*What is required*:
Each line from the start of the records below through the line that contains "from matplotlib.patches import Rectangle" should be printed exactly. Pictures are omitted.

*Source code of charts*:
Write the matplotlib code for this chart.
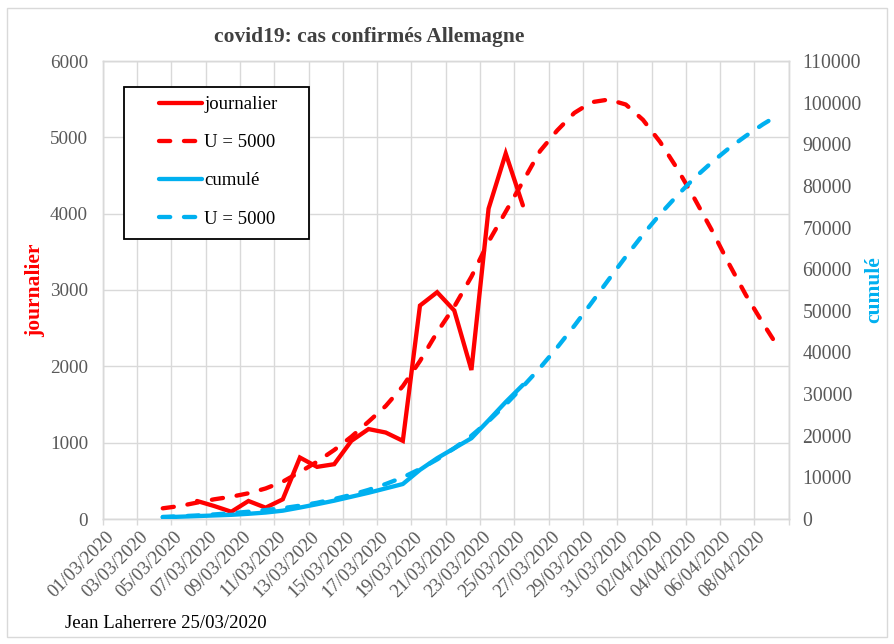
import numpy as np
import matplotlib
matplotlib.use("Agg")
import matplotlib.pyplot as plt
from matplotlib.lines import Line2D
from matplotlib.patches import Rectangle

# ---------------- data ----------------
dates = ["01/03/2020", "02/03/2020", "03/03/2020", "04/03/2020", "05/03/2020",
         "06/03/2020", "07/03/2020", "08/03/2020", "09/03/2020", "10/03/2020",
         "11/03/2020", "12/03/2020", "13/03/2020", "14/03/2020", "15/03/2020",
         "16/03/2020", "17/03/2020", "18/03/2020", "19/03/2020", "20/03/2020",
         "21/03/2020", "22/03/2020", "23/03/2020", "24/03/2020", "25/03/2020",
         "26/03/2020", "27/03/2020", "28/03/2020", "29/03/2020", "30/03/2020",
         "31/03/2020", "01/04/2020", "02/04/2020", "03/04/2020", "04/04/2020",
         "05/04/2020", "06/04/2020", "07/04/2020", "08/04/2020", "09/04/2020"]

# daily confirmed cases, from 06/03/2020 to 25/03/2020
journalier_start = "06/03/2020"
journalier = [236, 170, 95, 236, 148, 258, 805, 683, 718, 1024,
              1178, 1133, 1024, 2796, 2971, 2731, 1952, 4066, 4788, 4109]

# daily model U = 5000, from 04/03/2020 to 09/04/2020
journalier_model_start = "04/03/2020"
journalier_model = [140, 170, 215, 258, 292, 337, 400, 489, 615, 751,
                    904, 1078, 1275, 1480, 1740, 2070, 2446, 2782, 3175, 3633,
                    4026, 4420, 4820, 5090, 5320, 5460, 5495, 5430, 5230, 4940,
                    4590, 4200, 3790, 3350, 2935, 2564, 2210]

# cumulative confirmed cases, from 04/03/2020 to 25/03/2020
cumule_start = "04/03/2020"
cumule = [400, 550, 700, 850, 1000, 1250, 1550, 2000, 2750, 3550,
          4400, 5350, 6300, 7350, 8400, 11800, 14600, 17000, 19400, 23700,
          28100, 32200]

# cumulative model U = 5000, from 04/03/2020 to 09/04/2020
cumule_model_start = "04/03/2020"
cumule_model = [500, 650, 850, 1100, 1400, 1750, 2150, 2600, 3200, 3900,
                4800, 5800, 7000, 8400, 10000, 12000, 14300, 17000, 20000, 23500,
                27500, 31800, 36300, 41200, 46400, 51900, 57500, 63000, 68300, 73200,
                77700, 81900, 85600, 89000, 92000, 94800, 97300]

left_ticks = [0, 1000, 2000, 3000, 4000, 5000, 6000]
right_ticks = [0, 10000, 20000, 30000, 40000, 50000, 60000, 70000, 80000,
               90000, 100000, 110000]

title = "covid19: cas confirmés Allemagne"
footer = "Jean Laherrere 25/03/2020"
legend_labels = ["journalier", "U = 5000", "cumulé", "U = 5000"]

# ---------------- style ----------------
RED = "#FF0000"
BLUE = "#00B0F0"
GRID = "#D9D9D9"
TXT = "#595959"
SERIF = ["Liberation Serif", "DejaVu Serif"]
plt.rcParams["font.family"] = SERIF

W, H = 894, 644
fig = plt.figure(figsize=(W / 100, H / 100), dpi=100)
fig.patch.set_facecolor("white")

# outer chart border
fig.add_artist(Rectangle((7 / W, 1 - 637 / H), (887 - 7) / W, (637 - 8) / H,
                         transform=fig.transFigure, fill=False,
                         edgecolor=GRID, linewidth=1.0))

x0, x1 = 102.7, 788.7
ytop, ybot = 61, 519
ax = fig.add_axes([x0 / W, 1 - ybot / H, (x1 - x0) / W, (ybot - ytop) / H])
ax2 = ax.twinx()


def xs(start, n):
    i0 = dates.index(start)
    return np.arange(i0, i0 + n)


n = len(dates)
ax.set_xlim(-0.5, n - 0.5)
ax.set_ylim(left_ticks[0], left_ticks[-1])
ax2.set_ylim(right_ticks[0], right_ticks[-1])

lw = 3.1
dash = (2.6, 3.2)

ax.plot(xs(journalier_start, len(journalier)), journalier,
        color=RED, lw=lw, solid_joinstyle="miter", solid_capstyle="round", zorder=4)
ax.plot(xs(journalier_model_start, len(journalier_model)), journalier_model,
        color=RED, lw=lw, dashes=dash, dash_capstyle="round", zorder=3)
ax2.plot(xs(cumule_start, len(cumule)), cumule,
         color=BLUE, lw=lw, solid_capstyle="round", zorder=4)
ax2.plot(xs(cumule_model_start, len(cumule_model)), cumule_model,
         color=BLUE, lw=lw, dashes=dash, dash_capstyle="round", zorder=3)

# gridlines / ticks
ax.set_xticks(np.arange(-0.5, n, 2), minor=True)
ax.set_xticks(np.arange(0, n, 2))
ax.set_xticklabels([dates[i] for i in range(0, n, 2)], rotation=45,
                   ha="right", va="center", rotation_mode="anchor",
                   fontsize=13.5, color=TXT)
ax.tick_params(axis="x", which="major", length=0, pad=11)
ax.tick_params(axis="x", which="minor", length=4, color=GRID, width=1)
ax.grid(True, which="minor", axis="x", color=GRID, lw=1.0)
ax.set_yticks(left_ticks)
ax.set_yticklabels([str(v) for v in left_ticks], fontsize=13.8, color=TXT)
ax.tick_params(axis="y", length=0, pad=10.5)
ax.grid(True, which="major", axis="y", color=GRID, lw=1.0)
ax.set_axisbelow(True)

ax2.set_yticks(right_ticks)
ax2.set_yticklabels([str(v) for v in right_ticks], fontsize=14.2, color=TXT)
ax2.tick_params(axis="y", length=0, pad=10)

for a in (ax, ax2):
    for s in a.spines.values():
        s.set_color(GRID)
        s.set_linewidth(1.0)

# axis titles
fig.text(35 / W, 1 - 290 / H, "journalier", rotation=90, ha="center", va="center",
         color=RED, fontsize=15.5, fontweight="bold")
fig.text(874 / W, 1 - 290 / H, "cumulé", rotation=90, ha="center", va="center",
         color=BLUE, fontsize=15.5, fontweight="bold")

# chart title
fig.text(369 / W, 1 - 37 / H, title, ha="center", va="center",
         color="#404040", fontsize=15.5, fontweight="bold")

# footer
fig.text(65 / W, 1 - 624 / H, footer, ha="left", va="center",
         color="black", fontsize=13.5)

# legend (frame drawn separately to match the wide horizontal padding)
handles = [Line2D([], [], color=RED, lw=lw, solid_capstyle="round"),
           Line2D([], [], color=RED, lw=lw, dashes=dash, dash_capstyle="round"),
           Line2D([], [], color=BLUE, lw=lw, solid_capstyle="round"),
           Line2D([], [], color=BLUE, lw=lw, dashes=dash, dash_capstyle="round")]
lx0, ly0, lx1, ly1 = 124.3, 86.7, 309.3, 239.3
fig.add_artist(Rectangle((lx0 / W, 1 - ly1 / H), (lx1 - lx0) / W, (ly1 - ly0) / H,
                         transform=fig.transFigure, fill=True, facecolor="white",
                         edgecolor="black", linewidth=1.3, zorder=5))
leg = fig.legend(handles, legend_labels, loc="upper left",
                 bbox_to_anchor=(159 / W, 1 - 96 / H),
                 bbox_transform=fig.transFigure,
                 fontsize=13.5, frameon=False,
                 handlelength=2.3, handletextpad=0.1, labelspacing=1.12,
                 borderpad=0, borderaxespad=0)
leg.set_zorder(6)
for t in leg.get_texts():
    t.set_color("black")

fig.savefig("out.png", dpi=100, facecolor="white")
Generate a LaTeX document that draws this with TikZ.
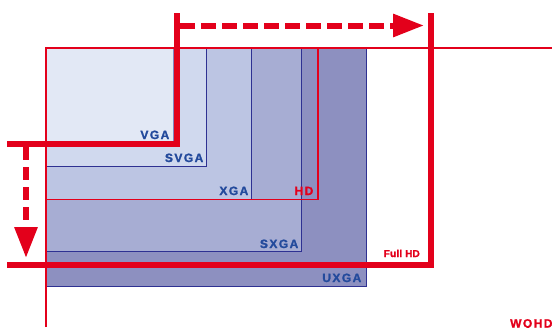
\documentclass[tikz,border=0pt]{standalone}
\usepackage{fontspec}
\setmainfont{Liberation Sans}
\usetikzlibrary{arrows.meta}
\definecolor{rd}{HTML}{E3001B}
\definecolor{bl}{HTML}{2E3192}
\definecolor{tx}{HTML}{234A9C}
\definecolor{cvga}{HTML}{E2E8F5}
\definecolor{csvga}{HTML}{D0D9EE}
\definecolor{cxga}{HTML}{BCC5E3}
\definecolor{csxga}{HTML}{A7ADD3}
\definecolor{cuxga}{HTML}{8D90C0}
\newfontfamily\lblfont[LetterSpace=12,FakeBold=1.5]{Liberation Sans Bold}
\newfontfamily\fhdfont[LetterSpace=2,FakeBold=1]{Liberation Sans Bold}
\tikzset{
  resbox/.style={draw=bl, line width=1pt},
  lbl/.style={inner sep=0pt, anchor=base east, font=\lblfont\fontsize{12}{12}\selectfont},
  bluelbl/.style={lbl, text=tx},
  redlbl/.style={lbl, text=rd},
  thick red/.style={draw=rd, line width=6pt, line join=miter},
  redline/.style={draw=rd, line width=1.6pt},
  dasharrow/.style={draw=rd, line width=6pt, -{Triangle[length=31pt,width=22pt]}},
}
\begin{document}
\begin{tikzpicture}[x=1pt,y=-1pt]
\clip (0,0) rectangle (552,327);
% filled resolution boxes
\path[resbox, fill=cuxga] (46,47.5) rectangle (366,286.5);
\path[resbox, fill=csxga] (46,47.5) rectangle (301.5,251);
\path[resbox, fill=cxga] (46,47.5) rectangle (251,199.5);
\path[resbox, fill=csvga] (46,47.5) rectangle (206,166.5);
\path[resbox, fill=cvga, draw=none] (46,47.5) rectangle (173.5,143);
\draw[bl!60, line width=0.6pt] (173.5,47.5) -- (173.5,143);
% HD outline
\draw[redline] (46,47.5) rectangle (318,199.5);
% WQHD thin lines
\draw[redline] (46,327) -- (46,47.5);
\draw[redline, line width=1.8pt] (45.5,47.6) -- (552,47.6);
% labels
\node[bluelbl] (vga) at (169.5,139) {VGA};
\node[bluelbl] (svga) at (203.5,162) {SVGA};
\node[bluelbl] (xga) at (248.5,195) {XGA};
\node[redlbl] (hd) at (313.5,195) {H\kern1.5pt D};
\node[bluelbl] (sxga) at (298.5,248) {SXGA};
\node[bluelbl] (uxga) at (361.5,282) {UXGA};
\node[redlbl, font=\fhdfont\fontsize{10}{10}\selectfont] (fhd) at (420,257) {Full HD};
\node[redlbl, anchor=base west] (wqhd) at (510,327.5) {WQHD};
% thick L shapes
\coordinate (vgaL) at (7,143.5);
\coordinate (vgaC) at (177,143.5);
\coordinate (vgaT) at (177,13);
\coordinate (fhdL) at (7,265);
\coordinate (fhdC) at (430.5,265);
\coordinate (fhdT) at (430.5,13);
\draw[thick red] (vgaL) -- (vgaC) -- (vgaT);
\draw[thick red] (fhdL) -- (fhdC) -- (fhdT);
% dashed arrows
\coordinate (hs) at (180,25.5);
\coordinate (he) at (424,25.5);
\coordinate (vs) at (26,147);
\coordinate (ve) at (26,258);
\draw[dasharrow, dash pattern=on 15pt off 6pt] (hs) -- (he);
\draw[dasharrow, dash pattern=on 13pt off 7pt] (vs) -- (ve);
\end{tikzpicture}
\end{document}
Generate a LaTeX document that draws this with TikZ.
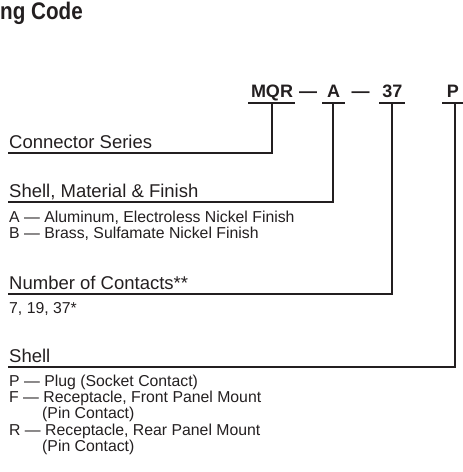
\documentclass[tikz,border=0pt]{standalone}
\usepackage{fontspec}
\setmainfont{Liberation Sans}
\newfontfamily\titlefont[FakeStretch=0.86]{Liberation Sans}
\definecolor{ink}{HTML}{231F20}
\begin{document}
\begin{tikzpicture}[x=1pt,y=-1pt,
  lbl/.style={anchor=base west, inner sep=0pt, font=\fontsize{18.5}{20}\selectfont, text=ink},
  sml/.style={anchor=base west, inner sep=0pt, font=\fontsize{15.8}{16.3}\selectfont, text=ink},
  code/.style={anchor=base, inner sep=0pt, font=\bfseries\fontsize{18}{20}\selectfont, text=ink},
  ln/.style={draw=ink, line width=1.2pt}]
\useasboundingbox (0,0) rectangle (463,472);

% title (cropped)
\node[anchor=base west, inner sep=0pt, text=ink, font=\titlefont\bfseries\fontsize{24}{26}\selectfont] (title) at (0,19) {ng Code};

% code header
\node[code] (mqr) at (272,97) {MQR};
\node[code] (d1) at (308,97) {—};
\node[code] (ca) at (333.5,97) {A};
\node[code] (d2) at (360.5,97) {—};
\node[code] (c37) at (392.5,97) {37};
\node[code] (cp) at (453,97) {P};

% underlines
\coordinate (u1l) at (248,103); \coordinate (u1r) at (295,103); \coordinate (u1m) at (272,103);
\coordinate (u2l) at (322,103); \coordinate (u2r) at (345,103); \coordinate (u2m) at (333,103);
\coordinate (u3l) at (379,103); \coordinate (u3r) at (405,103); \coordinate (u3m) at (392,103);
\coordinate (u4l) at (442,103); \coordinate (u4r) at (463,103); \coordinate (u4m) at (455,103);
\draw[ln] (u1l) -- (u1r);
\draw[ln] (u2l) -- (u2r);
\draw[ln] (u3l) -- (u3r);
\draw[ln] (u4l) -- (u4r);

% labels
\node[lbl] (cs) at (9,148.5) {Connector Series};
\node[lbl] (smf) at (9,197.5) {Shell, Material \& Finish};
\node[sml] (sa) at (9,222) {A — Aluminum, Electroless Nickel Finish};
\node[sml] (sb) at (9,238) {B — Brass, Sulfamate Nickel Finish};
\node[lbl] (noc) at (9,289) {Number of Contacts**};
\node[sml] (nv) at (9,313) {7, 19, 37*};
\node[lbl] (sh) at (9,362) {Shell};
\node[sml] (sp) at (9,386) {P — Plug (Socket Contact)};
\node[sml] (sf) at (9,402) {F — Receptacle, Front Panel Mount};
\node[sml] (sf2) at (42,418) {(Pin Contact)};
\node[sml] (sr) at (9,435) {R — Receptacle, Rear Panel Mount};
\node[sml] (sr2) at (42,451) {(Pin Contact)};

% leader lines
\coordinate (e1) at (8,153);  \coordinate (k1) at (272,153);
\coordinate (e2) at (8,202);  \coordinate (k2) at (333,202);
\coordinate (e3) at (8,294);  \coordinate (k3) at (392,294);
\coordinate (e4) at (8,367);  \coordinate (k4) at (455,367);
\draw[ln] (u1m) -- (k1) -- (e1);
\draw[ln] (u2m) -- (k2) -- (e2);
\draw[ln] (u3m) -- (k3) -- (e3);
\draw[ln] (u4m) -- (k4) -- (e4);
\end{tikzpicture}
\end{document}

*Answer to the problem*:
Write the matplotlib code for this chart.
import numpy as np
import matplotlib
matplotlib.use("Agg")
import matplotlib.pyplot as plt
from matplotlib.lines import Line2D
from matplotlib.patches import Rectangle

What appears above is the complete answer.